Honors Student Wins Top Poster Award
Posted on November 21, 2017 by Joy Washington
Monica Sai Pasala won the best poster award at the recent National Collegiate Honors Council conference in Atlanta. Pasala is a junior biomedical sciences major from Birmingham who is also in USA’s Honors College.
“It was a humbling and unique experience to present my poster at the conference,” Pasala said. “I also enjoyed interacting and receiving feedback from students and faculty. I was also able to receive great exposure. I feel fortunate to have won the competition.”
The NCHC Conference highlights students and faculty research presentations from across the nation, and provides training and development for honors program administrators. The national submissions process for the NCHC annual conference is highly selective, with hundreds of students and faculty submitting proposals each year.

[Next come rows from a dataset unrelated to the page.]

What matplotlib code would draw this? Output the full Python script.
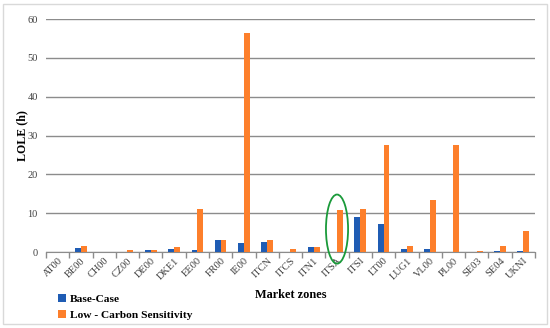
import numpy as np
import matplotlib
matplotlib.use("Agg")
import matplotlib.pyplot as plt
from matplotlib.patches import Ellipse, Rectangle

plt.rcParams["font.family"] = ["Liberation Serif", "DejaVu Serif"]

zones = ["AT00", "BE00", "CH00", "CZ00", "DE00", "DKE1", "EE00", "FR00", "IE00",
         "ITCN", "ITCS", "ITN1", "ITSA", "ITSI", "LT00", "LUG1", "VL00", "PL00",
         "SE03", "SE04", "UKNI"]
base_case = [0.0, 1.0, 0.1, 0.0, 0.4, 0.9, 0.4, 3.0, 2.4, 2.7, 0.0, 1.3, 0.1,
             8.9, 7.3, 0.7, 0.7, 0.0, 0.0, 0.3, 0.3]
low_carbon = [0.1, 1.5, 0.1, 0.4, 0.6, 1.3, 11.2, 3.1, 56.5, 3.1, 0.9, 1.4, 10.9,
              11.1, 27.5, 1.5, 13.4, 27.5, 0.2, 1.6, 5.4]
highlight = "ITSA"

BLUE = "#1f5cb4"
ORANGE = "#fd7f2b"

fig = plt.figure(figsize=(5.5, 3.28), dpi=100)
fig.patches.append(Rectangle((0.006, 0.012), 0.988, 0.976, transform=fig.transFigure,
                             fill=False, edgecolor="#d9d9d9", linewidth=1.0))
ax = fig.add_axes([0.0836, 0.2317, 0.889, 0.7103])

x = np.arange(len(zones))
w = 0.25
ax.bar(x - w / 2, base_case, w, color=BLUE, label="Base-Case", zorder=3)
ax.bar(x + w / 2, low_carbon, w, color=ORANGE, label="Low - Carbon Sensitivity", zorder=3)

ax.set_xlim(-0.5, len(zones) - 0.5)
ax.set_ylim(0, 60)
ax.set_yticks(np.arange(0, 61, 10))
ax.yaxis.grid(True, color="#8c8c8c", linewidth=1.0)
ax.set_axisbelow(True)
for s in ["top", "right", "left"]:
    ax.spines[s].set_visible(False)
ax.spines["bottom"].set_color("#8c8c8c")
ax.tick_params(axis="y", length=0, labelsize=7.5, pad=6, colors="#404040")
ax.set_xticks(x)
ax.set_xticklabels(zones, rotation=45, ha="right", rotation_mode="anchor",
                   fontsize=7.5, color="#404040")
ax.tick_params(axis="x", which="major", length=0, pad=3)
ax.set_xticks(np.arange(-0.5, len(zones), 1), minor=True)
ax.tick_params(axis="x", which="minor", length=4, color="#8c8c8c", width=1)

ax.set_ylabel("LOLE (h)", fontsize=8.6, fontweight="bold")
ax.yaxis.set_label_coords(-0.037, 0.5)

i = zones.index(highlight)
ax.add_patch(Ellipse((i, 5.9), 0.95, 17.8, fill=False, edgecolor="#1a9a3a",
                     linewidth=1.3, clip_on=False, zorder=4))

fig.text(0.529, 0.1, "Market zones", ha="center", va="center", fontsize=8.8,
         fontweight="bold")
fig.legend(loc="lower left", bbox_to_anchor=(0.105, 0.025), frameon=False,
           prop={"size": 8.2, "weight": "bold"}, handlelength=0.7, handleheight=0.7,
           handletextpad=0.4, labelspacing=0.55, borderpad=0, borderaxespad=0)

fig.savefig("out.png", dpi=100)
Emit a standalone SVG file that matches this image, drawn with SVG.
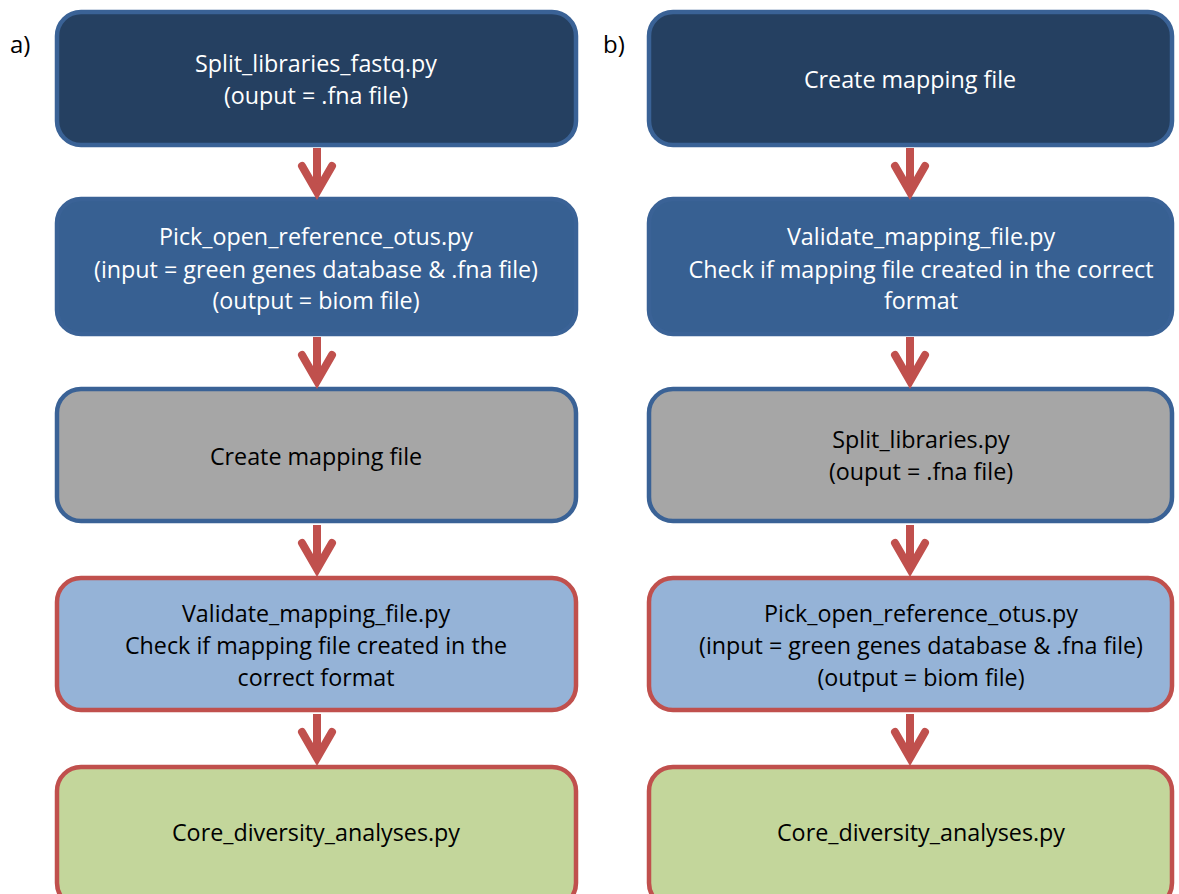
<svg xmlns="http://www.w3.org/2000/svg" width="1179" height="894" viewBox="0 0 1179 894">
<defs>
<style>
.t{font-family:"Open Sans","Lato","Liberation Sans",sans-serif;font-size:23.3px;text-anchor:middle}
.w{fill:#ffffff}
.k{fill:#000000}
.lbl{font-family:"Open Sans","Lato","Liberation Sans",sans-serif;font-size:24px;fill:#000}
.n1{fill:#254061;stroke:#3A6296;stroke-width:4.5}
.n2{fill:#376092;stroke:#3A6296;stroke-width:4.5}
.n3{fill:#A6A6A6;stroke:#3A6296;stroke-width:4.5}
.n4{fill:#95B3D7;stroke:#C0504D;stroke-width:4.5}
.n5{fill:#C3D69B;stroke:#C0504D;stroke-width:4.5}
.ar{fill:none;stroke:#C0504D;stroke-width:8;stroke-linecap:round;stroke-linejoin:miter}
.sh{fill:none;stroke:#C0504D;stroke-width:8}
</style>
</defs>
<rect width="1179" height="894" fill="#ffffff"/>
<text class="lbl" x="10" y="53">a)</text>
<text class="lbl" x="603" y="53">b)</text>

<g id="a1"><rect class="n1" x="57" y="12" width="519" height="133" rx="24"/>
<text class="t w" x="316" y="72">Split_libraries_fastq.py</text>
<text class="t w" x="316" y="104">(ouput = .fna file)</text></g>
<g id="a2"><rect class="n2" x="57" y="199" width="519" height="135" rx="24"/>
<text class="t w" x="316" y="245">Pick_open_reference_otus.py</text>
<text class="t w" x="316" y="278">(input = green genes database &amp; .fna file)</text>
<text class="t w" x="316" y="309">(output = biom file)</text></g>
<g id="a3"><rect class="n3" x="57" y="389" width="519" height="132" rx="24"/>
<text class="t k" x="316" y="465">Create mapping file</text></g>
<g id="a4"><rect class="n4" x="57" y="578" width="519" height="132" rx="24"/>
<text class="t k" x="316" y="622">Validate_mapping_file.py</text>
<text class="t k" x="316" y="654">Check if mapping file created in the</text>
<text class="t k" x="316" y="686">correct format</text></g>
<g id="a5"><rect class="n5" x="57" y="767" width="519" height="140" rx="24"/>
<text class="t k" x="316" y="841">Core_diversity_analyses.py</text></g>

<g id="b1"><rect class="n1" x="649" y="12" width="523" height="133" rx="24"/>
<text class="t w" x="910" y="88">Create mapping file</text></g>
<g id="b2"><rect class="n2" x="649" y="199" width="523" height="135" rx="24"/>
<text class="t w" x="921" y="245">Validate_mapping_file.py</text>
<text class="t w" x="921" y="278">Check if mapping file created in the correct</text>
<text class="t w" x="921" y="309">format</text></g>
<g id="b3"><rect class="n3" x="649" y="389" width="523" height="132" rx="24"/>
<text class="t k" x="921" y="448">Split_libraries.py</text>
<text class="t k" x="921" y="480">(ouput = .fna file)</text></g>
<g id="b4"><rect class="n4" x="649" y="578" width="523" height="132" rx="24"/>
<text class="t k" x="921" y="622">Pick_open_reference_otus.py</text>
<text class="t k" x="921" y="654">(input = green genes database &amp; .fna file)</text>
<text class="t k" x="921" y="686">(output = biom file)</text></g>
<g id="b5"><rect class="n5" x="649" y="767" width="523" height="140" rx="24"/>
<text class="t k" x="921" y="841">Core_diversity_analyses.py</text></g>

<g id="connectors">
<path class="sh" d="M317 148V192 M317 337V381 M317 525V569 M317 714V758"/>
<path class="ar" d="M302 166L317 192L332 166 M302 355L317 381L332 355 M302 543L317 569L332 543 M302 732L317 758L332 732"/>
<path class="sh" d="M910 148V192 M910 337V381 M910 525V569 M910 714V758"/>
<path class="ar" d="M895 166L910 192L925 166 M895 355L910 381L925 355 M895 543L910 569L925 543 M895 732L910 758L925 732"/>
</g>
</svg>
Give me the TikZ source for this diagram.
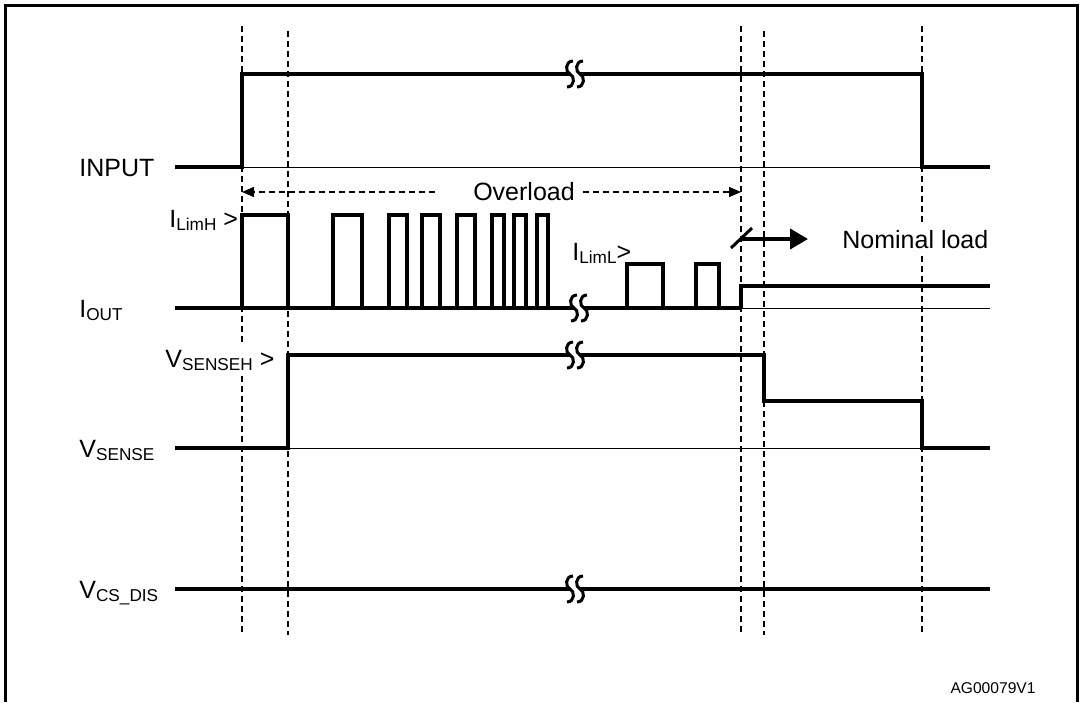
\documentclass[tikz,border=0pt]{standalone}
\usepackage{fontspec}
\setmainfont{Liberation Sans}
\usetikzlibrary{arrows.meta, positioning}
\newcommand{\sigsub}[1]{\raisebox{-1.5pt}{\fontsize{8.6}{10}\selectfont #1}}
\tikzset{
  sig/.style={line width=2pt, line join=miter},
  zeroline/.style={line width=0.5pt},
  guide/.style={dash pattern=on 3pt off 2pt, line width=0.75pt},
  lbl/.style={font=\fontsize{12.5}{15}\selectfont, inner sep=0pt, anchor=base west},
  brk/.pic={
    \fill[white] (-5,-4) rectangle (5,4);
    \foreach \dx in {-5,5}
      \draw[line width=1.5pt] (\dx+3,-13) .. controls (\dx-5,-13) and (\dx-5,-2) .. (\dx,0)
        .. controls (\dx+5,2) and (\dx+5,13) .. (\dx-3,13);
  }
}

\begin{document}
\begin{tikzpicture}[x=0.5pt, y=-0.5pt, >=Triangle]
    \useasboundingbox (0,0) rectangle (1080,702);
    % Frame
    \draw[line width=1.5pt] (5,702) -- (5,5) -- (1077,5) -- (1077,702);

    % Guide lines at the switching instants
    \foreach \x/\t in {242/26, 288/31, 741/26, 764/31, 922/26}
      \draw[guide] (\x,\t) -- (\x,635);

    % Signal names
    \node[lbl] (lin) at (79,176) {INPUT};
    \node[lbl] (lout) at (79,317) {I\sigsub{OUT}};
    \node[lbl] (lsen) at (79,457) {V\sigsub{SENSE}};
    \node[lbl] (lcs) at (79,598) {V\sigsub{CS\_DIS}};

    % Level marks
    \node[lbl] (llimh) at (169,227) {I\sigsub{LimH} >};
    \node[lbl] (llim) at (572,260) {I\sigsub{LimL}>};
    \node[lbl, fill=white, inner sep=3pt] (lsenh) at (159,367) {V\sigsub{SENSEH} >};

    % Overload span
    \node[lbl, anchor=center] (ovl) at (524,192) {Overload};
    \coordinate (ovlL) at (242,192);
    \coordinate (ovlR) at (741,192);
    \draw[guide, shorten <=19pt, -{Triangle[length=6pt, width=5pt]}] (ovl.west) -- (ovlL);
    \draw[guide, shorten <=4pt, -{Triangle[length=6pt, width=5pt]}] (ovl.east) -- (ovlR);

    % Nominal load
    \node[lbl, anchor=west, fill=white, inner xsep=0pt, inner ysep=3.5pt] (nom) at (842,240) {Nominal load};
    \coordinate (nomS) at (741,239);
    \draw[line width=1.5pt] (731,248) -- (752,228);
    \draw[sig, shorten >=17pt, -{Triangle[length=9pt, width=10pt]}] (nomS) -- (nomS -| nom.west);

    % INPUT
    \draw[zeroline] (242,167) -- (990,167);
    \draw[sig] (175,167) -- (242,167) -- (242,74) -- (922,74) -- (922,167) -- (990,167);
    \pic at (575,74) {brk};

    % I_OUT
    \draw[zeroline] (288,308) -- (990,308);
    \draw[sig] (175,308) -- (741,308);
    \foreach \a/\b in {242/288, 333/362, 389/407, 422/440, 457/475, 492/504, 514/526, 537/548}
      \draw[sig] (\a,308) -- (\a,215) -- (\b,215) -- (\b,308);
    \foreach \a/\b in {627/663, 696/719}
      \draw[sig] (\a,308) -- (\a,264) -- (\b,264) -- (\b,308);
    \draw[sig] (741,308) -- (741,286) -- (990,286);
    \pic at (579,308) {brk};

    % V_SENSE
    \draw[zeroline] (288,448) -- (990,448);
    \draw[sig] (175,448) -- (288,448) -- (288,355) -- (764,355) -- (764,401) -- (922,401) -- (922,448) -- (990,448);
    \pic at (575,355) {brk};

    % V_CS_DIS
    \draw[sig] (175,589) -- (990,589);
    \pic at (575,589) {brk};

    \node[font=\fontsize{7.8}{9}\selectfont, inner sep=0pt] (code) at (993,688) {AG00079V1};
\end{tikzpicture}
\end{document}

Pasala’s research poster project is “The Structural Characterization of a Truncated Variant of the Human NEIL2 DNA Glycosylase.” Her research involved looking at the structure of proteins.
Pasala conducts research with the support of Dr. Aishwarya Prakash, assistant professor of oncologic sciences at the USA Mitchell Cancer Institute. Prakash serves as Pasala’s mentor and supported her as she prepared her research poster project.
“We took a new approach,” Pasala noted. “While working in the lab with Dr. Prakash, we took the proteins and truncated them and studied them. It’s too early to tell how this could help patients, but the end-goal would be to help cancer patients overcome the disease. What I have learned most about conducting research is that there will be setbacks and one must embrace working independently sometimes, which I have learned from Dr. Prakash.”
Dr. Kathy Cooke, dean of the Honors College at South, served as a presenter at the NCHC conference.
“In her poster and presentation, Monica not only showed excellent research, she successfully translated very complicated science in clear terms, explaining both the process of truncating DNA for scientific work and the value of understanding the role of NEIL2 in oxidized DNA damage,” Cooke said.
Malvika Lall, a senior biomedical sciences major from Auburn, presented the “Potential of Hyperspectral Imaging Fluorescence Excitation-Scanning to Demonstrate Spectral Changes Concurrent with Early Changes in Colon Cancer Tissue.”
“Malvika and Monica are both doing outstanding work, and it was reflected in their posters,” Cooke said. “They show what wonderful faculty advisors and research opportunities we have at South, and the stellar work that comes out of the University and the Honors College."
According to Cooke, the work Lall and her mentor are doing are likely to improve not only the diagnosis but also the prevention of colon cancer.
Also attending the NCHC conference was Dr. Doug Marshall, director of Honors Education and associate professor of sociology and anthropology in the College of Arts and Sciences.